• **Records to use**:

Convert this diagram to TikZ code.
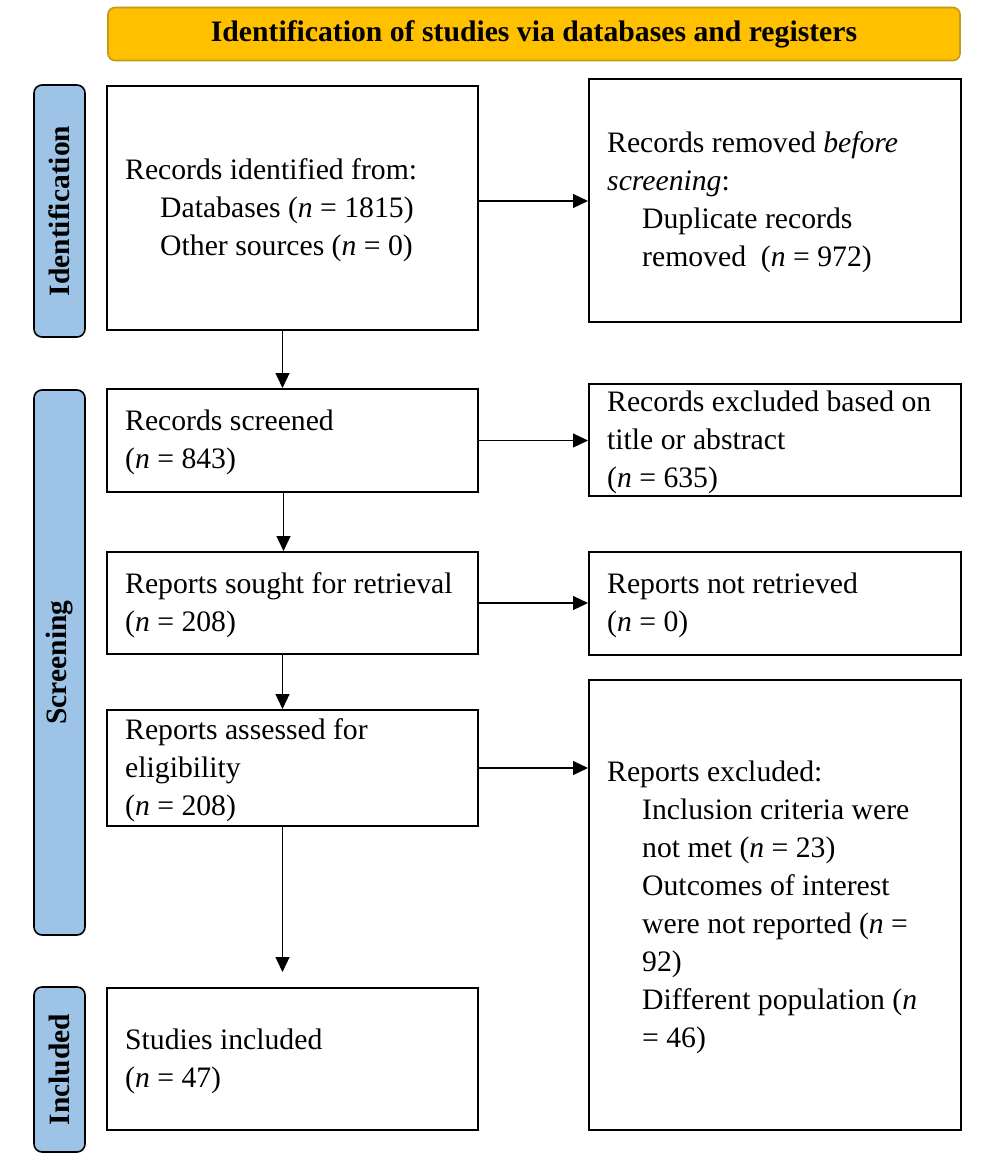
\documentclass[tikz,border=0pt]{standalone}
\usepackage{fontspec}
\setmainfont{Liberation Serif}
\usetikzlibrary{arrows.meta}
\definecolor{gold}{HTML}{FFC000}
\definecolor{goldedge}{HTML}{C49A1C}
\definecolor{sideblue}{HTML}{9DC3E6}
\newcommand{\ind}{\hspace*{35pt}}
\begin{document}
\begin{tikzpicture}[x=1pt,y=-1pt,
  box/.style={draw=black, line width=2pt, inner sep=0pt},
  lbox/.style={box, minimum width=371pt},
  rbox/.style={box, minimum width=372pt},
  txt/.style={anchor=west, inner sep=0pt, align=left, font=\fontsize{29.7}{38}\selectfont},
  side/.style={draw=black, line width=1.6pt, fill=sideblue, rounded corners=8pt,
    rotate=90, minimum height=51pt, inner sep=0pt, font=\fontsize{29.5}{34}\selectfont\bfseries},
  arr/.style={-{Triangle[length=15pt,width=14pt]}, line width=1.2pt}
]
\useasboundingbox (0,0) rectangle (986,1163);

% banner
\node[draw=goldedge, line width=1.6pt, fill=gold, rounded corners=7pt,
  minimum width=852pt, minimum height=53pt, inner sep=0pt,
  font=\fontsize{29.7}{34}\selectfont\bfseries] (banner) at (534,34)
  {Identification of studies via databases and registers};

% side labels
\node[side, minimum width=252pt] (sident) at (59.5,211) {Identification};
\node[side, minimum width=545pt] (sscreen) at (59.5,662.5) {Screening};
\node[side, minimum width=165pt] (sincl) at (59.5,1069.5) {Included};

% left column
\node[lbox, minimum height=244pt] (b1) at (292.5,208) {};
\node[txt] (t1) at ([xshift=19pt,yshift=-2pt]b1.west)
  {Records identified from:\\ \ind Databases (\textit{n} = 1815)\\ \ind Other sources (\textit{n} = 0)};
\node[lbox, minimum height=103pt] (b2) at (292.5,440.5) {};
\node[txt] (t2) at ([xshift=19pt,yshift=-2pt]b2.west)
  {Records screened\\ (\textit{n} = 843)};
\node[lbox, minimum height=102pt] (b3) at (292.5,603) {};
\node[txt] (t3) at ([xshift=19pt,yshift=-2pt]b3.west)
  {Reports sought for retrieval\\ (\textit{n} = 208)};
\node[lbox, minimum height=116pt] (b4) at (292.5,768) {};
\node[txt] (t4) at ([xshift=19pt,yshift=-2pt]b4.west)
  {Reports assessed for\\ eligibility\\ (\textit{n} = 208)};
\node[lbox, minimum height=142pt] (b5) at (292.5,1059) {};
\node[txt] (t5) at ([xshift=19pt,yshift=-2pt]b5.west)
  {Studies included\\ (\textit{n} = 47)};

% right column
\node[rbox, minimum height=243pt] (r1) at (775,200.5) {};
\node[txt] (u1) at ([xshift=19pt,yshift=-2pt]r1.west)
  {Records removed \textit{before}\\ \textit{screening}:\\ \ind Duplicate records\\ \ind removed\ \ (\textit{n} = 972)};
\node[rbox, minimum height=112pt] (r2) at (775,440) {};
\node[txt] (u2) at ([xshift=19pt,yshift=-2pt]r2.west)
  {Records excluded based on\\ title or abstract\\ (\textit{n} = 635)};
\node[rbox, minimum height=103pt] (r3) at (775,603.5) {};
\node[txt] (u3) at ([xshift=19pt,yshift=-2pt]r3.west)
  {Reports not retrieved\\ (\textit{n} = 0)};
\node[rbox, minimum height=450pt] (r4) at (775,905) {};
\node[txt] (u4) at ([xshift=19pt,yshift=-2pt]r4.west)
  {Reports excluded:\\ \ind Inclusion criteria were\\ \ind not met (\textit{n} = 23)\\
   \ind Outcomes of interest\\ \ind were not reported (\textit{n} =\\ \ind 92)\\
   \ind Different population (\textit{n}\\ \ind = 46)};

% horizontal arrows
\draw[arr] ([yshift=7pt]b1.east) -- ([yshift=7pt]b1.east -| r1.west);
\draw[arr] (b2.east) -- (b2.east -| r2.west);
\draw[arr] (b3.east) -- (b3.east -| r3.west);
\draw[arr] (b4.east) -- (b4.east -| r4.west);

% vertical arrows
\draw[arr] ([xshift=-10pt]b1.south) -- ([xshift=-10pt]b2.north);
\draw[arr] ([xshift=-9pt]b2.south) -- ([xshift=-9pt]b3.north);
\draw[arr] ([xshift=-10pt]b3.south) -- ([xshift=-10pt]b4.north);
\draw[arr, shorten >=15pt] ([xshift=-10pt]b4.south) -- ([xshift=-10pt]b5.north);
\end{tikzpicture}
\end{document}
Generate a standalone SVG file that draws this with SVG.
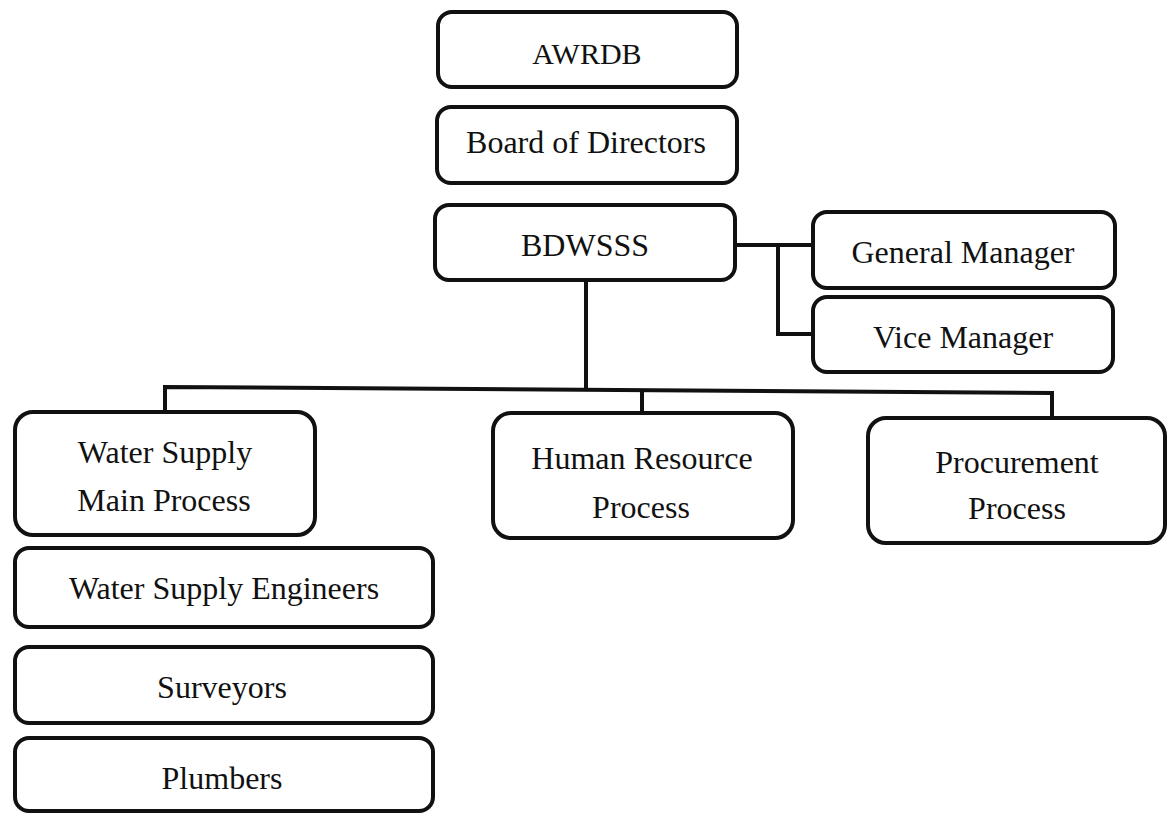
<svg xmlns="http://www.w3.org/2000/svg" width="1167" height="813" viewBox="0 0 1167 813">
<style>
.box{fill:#fff;stroke:#111;stroke-width:4}
.t{font-family:"Liberation Serif","Times New Roman",serif;font-size:32px;fill:#111;text-anchor:middle}
.con{fill:none;stroke:#111;stroke-width:4}
</style>
<rect width="1167" height="813" fill="#fff"/>
<g id="connectors">
<path class="con" d="M586 280 V390"/>
<path class="con" d="M165 412 V387 L1052 393 V418"/>
<path class="con" d="M642 390 V413"/>
<path class="con" d="M735 245 H813"/>
<path class="con" d="M778 245 V334 H813"/>
</g>
<g id="awrdb"><rect class="box" x="438" y="12" width="299" height="75" rx="14"/><text class="t" x="587" y="64" style="font-size:30px">AWRDB</text></g>
<g id="board"><rect class="box" x="437" y="107" width="300" height="76" rx="14"/><text class="t" x="586" y="153">Board of Directors</text></g>
<g id="bdwsss"><rect class="box" x="435" y="205" width="300" height="75" rx="14"/><text class="t" x="585" y="256">BDWSSS</text></g>
<g id="gm"><rect class="box" x="813" y="212" width="302" height="76" rx="14"/><text class="t" x="963" y="263">General Manager</text></g>
<g id="vm"><rect class="box" x="813" y="297" width="300" height="75" rx="14"/><text class="t" x="963" y="348">Vice Manager</text></g>
<g id="wsmp"><rect class="box" x="15" y="412" width="300" height="123" rx="18"/><text class="t" x="165" y="463">Water Supply</text><text class="t" x="164" y="511">Main Process</text></g>
<g id="hr"><rect class="box" x="493" y="413" width="300" height="125" rx="18"/><text class="t" x="642" y="469">Human Resource</text><text class="t" x="641" y="518">Process</text></g>
<g id="proc"><rect class="box" x="868" y="418" width="297" height="125" rx="18"/><text class="t" x="1017" y="473">Procurement</text><text class="t" x="1017" y="519">Process</text></g>
<g id="wse"><rect class="box" x="15" y="548" width="418" height="79" rx="14"/><text class="t" x="224" y="599">Water Supply Engineers</text></g>
<g id="surv"><rect class="box" x="15" y="647" width="418" height="76" rx="14"/><text class="t" x="222" y="698">Surveyors</text></g>
<g id="plumb"><rect class="box" x="15" y="738" width="418" height="73" rx="14"/><text class="t" x="222" y="789">Plumbers</text></g>
</svg>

• **Your objective**: Only lines with the word "standalone" are wanted, so copy each one from the records.

• **The response**:
\documentclass[tikz,border=0pt]{standalone}
Generate a standalone SVG file that draws this with SVG.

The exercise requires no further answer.